Landscape was always an inspiration for her, and she painted scenes from every Canadian province and territory. She also had a summer studio on Georgian Bay. Her love of the Canadian Arctic is evident in her series Iceberg Fantasies.
In retirement, McCarthy devoted herself to her painting and in 1989, graduated from the University of Toronto at Scarborough with a BA in English.
Exhibited across Canada
"When I retired from teaching, I thought that the next major event of my life would be dying," she said in an interview with the Huffington Post's Julia Moulden. "There was no imagining that the best years were still ahead of me."
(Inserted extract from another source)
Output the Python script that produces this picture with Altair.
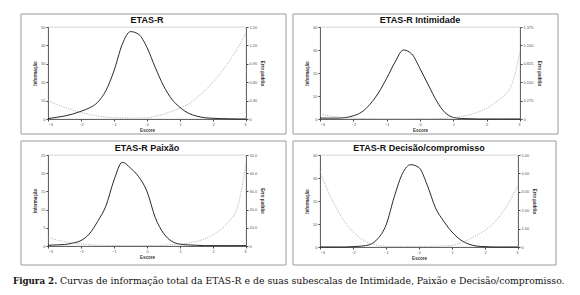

She wrote three autobiographical books — A Fool in Paradise, The Good Wine and Ninety Years Wise — that chronicled her career as a painter.
McCarthy's work has been exhibited across Canada and is held in the collection of the National Gallery of Canada, the Art Gallery of Ontario and the Doris McCarthy Art Gallery at University of Toronto at Scarborough.
Ann MacDonald, director of the Doris McCarthy Art Gallery, said she will remember McCarthy as an "utterly captivating, vivacious, wonderfully sparkly woman."
She was honoured with the Order of Canada and the Order of Ontario, as well as many honorary degrees.